Upon the petitioners’ application this court issued an alternative writ of mandamus for respondents to show cause why a peremptory writ should not issue requiring them to certify and return to the clerk of the district court of Clay county, this state, all the testimony taken and adduced in the examination of complainant Herman Bosshard and others, before respondents sitting as committing magistrates on September 22, 1934, pursuant to 2 Mason Minn. St. 1927, § 10577, and wherein such complaint was reduced to writing, subscribed and sworn to by said Bosshard, and upon which respondents issued a warrant charging petitioners with the crime of grand larceny.

Now on this day set for hearing of the application for peremptory writ, the parties appeared, and the attorney general having moved to quash the proceedings on the ground that the petition and writ do not state a cause of action, and having heard the parties and being duly advised in the premises, the motion of respondents is granted, for the reason that the testimony taken by a committing magistrate under 2 Mason Minn. St. 1927, § 10577, need not be reduced to writing or certified and returned to the clerk of the district court under the provisions of § 10592, herein adopting and following the construction of almost identical statutes of the state of Wisconsin in State ex rel.
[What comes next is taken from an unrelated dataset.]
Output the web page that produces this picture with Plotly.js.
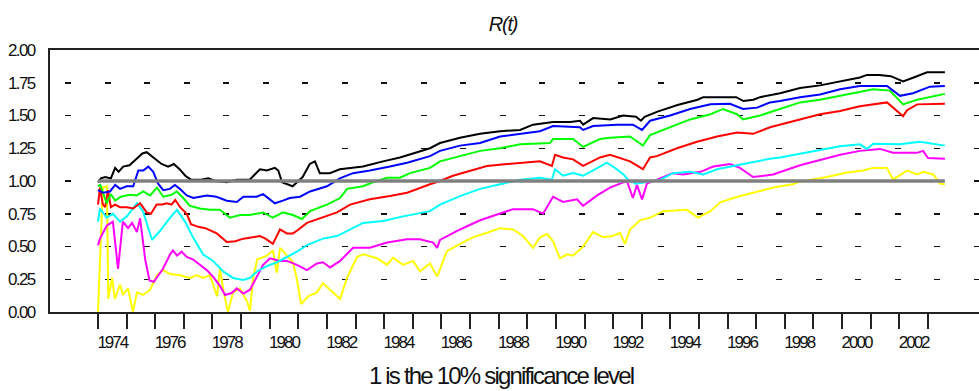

Schroeder v. Page, 206 Wis. 611, 240 N. W. 173. It need scarcely be said that this ruling is without prejudice to petitioners’ right to apply to the trial court for any relief which judicial discretion may grant in regard to examination of writings within the reach of the court. The trial court’s action in such matters, however, cannot be controlled by -mandamus, but is left to be reviewed on appeal or certiorari after trial.

It is therefore ordered that the writ issued herein and this proceeding be quashed, and the stays granted thereby are hereby vacated and set aside, however, without prejudice to any motion or step which petitioners may deem advisable to submit to the trial court, and the petitioners are granted the right to move the trial court on or before November 28, 1934, to quash the information.